O que foi mais difícil enquanto diretor?
Foi quando a política começou a entrar nas escolas, e os partidos tentaram ter alguma influência, ao ponto de questionarem a razão da existência de um diretor executivo.

“Na minha altura, a disciplina impunha-se”

Quem o conhece sabe que a arte de ensinar foi sempre uma paixão. O ensino mudou nos últimos anos. Via-se, atualmente, a lecionar com todas estas alterações?
Acho que seria muito difícil. Mudou muita coisa. Na minha altura, a disciplina impunha-se. Dou-lhe um exemplo: enquanto fui diretor nunca nenhum aluno foi expulso. Orgulho-me disso, porque muitos deles faziam para que isso acontecesse. Hoje, acho que se deixa andar muito as coisas e nem sempre as coisas correm bem. Nós revolucionamos aquela escola. Os intervalos tinham música, tínhamos uma rádio interna, onde os nossos alunos faziam programas de rádio. Os professores também estavam apaixonados pela profissão. Hoje os docentes têm razões mais do que suficientes para essa desmotivação.
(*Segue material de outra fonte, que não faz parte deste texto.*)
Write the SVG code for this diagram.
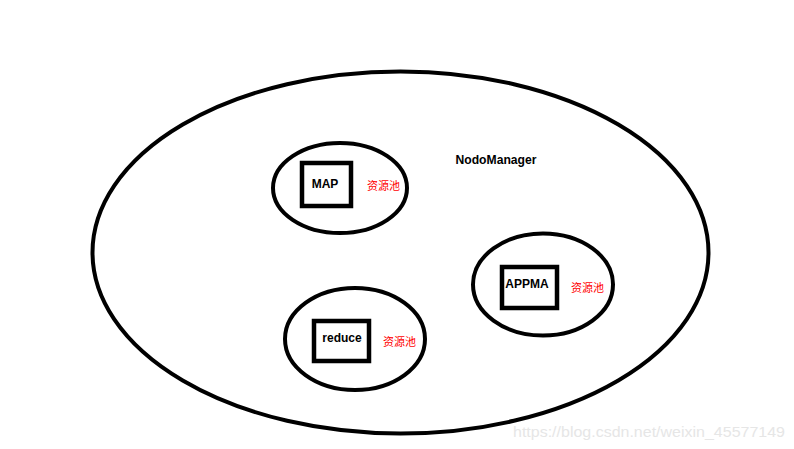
<svg xmlns="http://www.w3.org/2000/svg" width="794" height="449" viewBox="0 0 794 449">
<style>
.ell{fill:none;stroke:#000;stroke-width:4}
.box{fill:none;stroke:#000;stroke-width:4.5}
.lbl{font-family:"Liberation Sans","Noto Sans",sans-serif;font-weight:bold;font-size:12px;fill:#000;text-anchor:middle;dominant-baseline:central}
.res{font-family:"Noto Sans CJK SC","Liberation Sans",sans-serif;font-size:11px;fill:#ff0000;dominant-baseline:central}
.wm{font-family:"Liberation Sans",sans-serif;font-size:15px;fill:#e6e6e6}
</style>
<rect width="794" height="449" fill="#fff"/>
<g id="nodemanager">
<ellipse class="ell" cx="400.5" cy="252.5" rx="308" ry="181"/>
<text class="lbl" x="496" y="160" textLength="81" lengthAdjust="spacingAndGlyphs">NodoManager</text>
</g>
<g id="map">
<ellipse class="ell" cx="340" cy="188" rx="67" ry="45"/>
<rect class="box" x="302" y="163" width="49" height="43"/>
<text class="lbl" x="325" y="184">MAP</text>
<text class="res" x="367" y="185">资源池</text>
</g>
<g id="appma">
<ellipse class="ell" cx="543" cy="284.5" rx="70" ry="51"/>
<rect class="box" x="502" y="267" width="55" height="41"/>
<text class="lbl" x="527" y="284">APPMA</text>
<text class="res" x="571" y="287">资源池</text>
</g>
<g id="reduce">
<ellipse class="ell" cx="355" cy="339" rx="70" ry="51"/>
<rect class="box" x="314" y="321" width="55" height="40"/>
<text class="lbl" x="342" y="338">reduce</text>
<text class="res" x="383" y="341">资源池</text>
</g>
<g id="connectors"></g>
<text class="wm" x="513" y="437" textLength="272" lengthAdjust="spacingAndGlyphs">https://blog.csdn.net/weixin_45577149</text>
</svg>
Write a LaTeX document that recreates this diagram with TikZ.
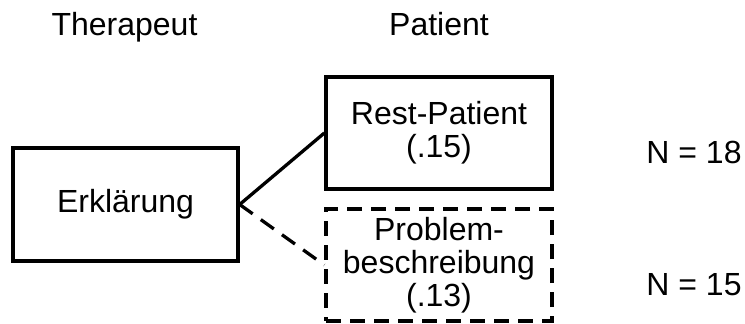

É um dos fundadores do Carnaval das escolas em S. João da Madeira e, mais tarde, das Marchas. É um homem orgulhoso, quando olha para estes dois eventos que ainda fazem parte do calendário escolar da cidade?
Sinto-me muito orgulhoso, principalmente, porque, naquela altura, as escolas eram ainda muito fechadas à comunidade. Imagine que algumas delas até tinham arame farpado. Com a presença de estagiários nas escolas, e provavelmente numa altura em que se aproximava o carnaval, numa das nossas conversas entendemos que esta seria uma forma interessante de vir para o meio da população. E assim foi. Nesse ano, cada um saiu com uma turma praticamente para fazer barulho (risos). Os bombos eram latas da cola que fomos buscar às fábricas de sapatos. Algumas roupas foram emprestadas para os professores, e as crianças iam à maneira deles. Íamos até à Praça Luís Ribeiro, passávamos pelo antigo cinema Imperador, pela estação e regressávamos para a escola. E foi nessa altura que percebemos o impacto que essa saída teve junto das escolas e da própria população, uma vez que, no ano seguinte, outras escolas também quiseram participar, sempre de forma espontânea.